Je dis toujours à mes élèves de bien protéger le bas du dos en amenant le bas du sacrum vers les talons pour éviter de raccourcir les lombaires dans l’effort et d’allonger le bas du dos en remontant le reins, je ne sais pas s’ils me suivent toujours dans toutes ces explications mais j’ai peu de réclamations lors des postures arrière sauf celles qui ont vraiment une pathologie dans ce cas je leur fait faire autre chose. Tu as raison en essayant toujours de jouer au yogi parfait, on en oublie parfois le plus important.
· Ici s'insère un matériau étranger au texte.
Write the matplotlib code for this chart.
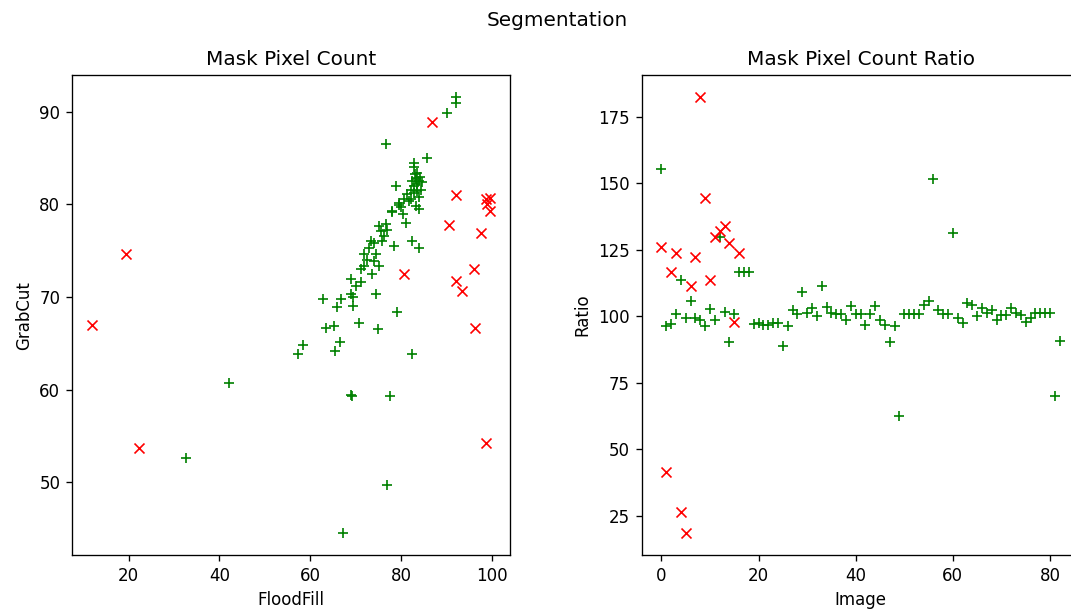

Je me rappellerai toujours une phrase de David Meloni, un prof d’iyengar, qui disait que le plus important dans les backbends, c’est d’allonger le dos pas de le plier, backbends est la pire des traductions”. Merci pour ton article
Oui, j’aime bien la vision Iyengar, “les flexions arrières devraient être appelées les extensions avant”. Ce petit changement de vocabulaire entraîne une toute autre vision de l’asana et du but visé en la pratiquant!
Ping : 4 choses à ne pas faire en flexion arrière | 3heures48minutes
Bonjour Clémentine,
Je pense que l’approche et le travail de Noëlle PEREZ-CHRISTIAENS (http://www.isaplomb.org) pourraient t’intéresser. Notamment le livre “Pathologie du Yoga”. (Attention le yoga peut-être dangereux pour vous) et les suppléments qui vont avec. Certains sont malheureusement épuisés.
Merci, j’ai navigué sur le site et lu plusieurs de ses écrits, c’est inspirant, cette démarche de retrouver la “sensation juste”. J’aime beaucoup.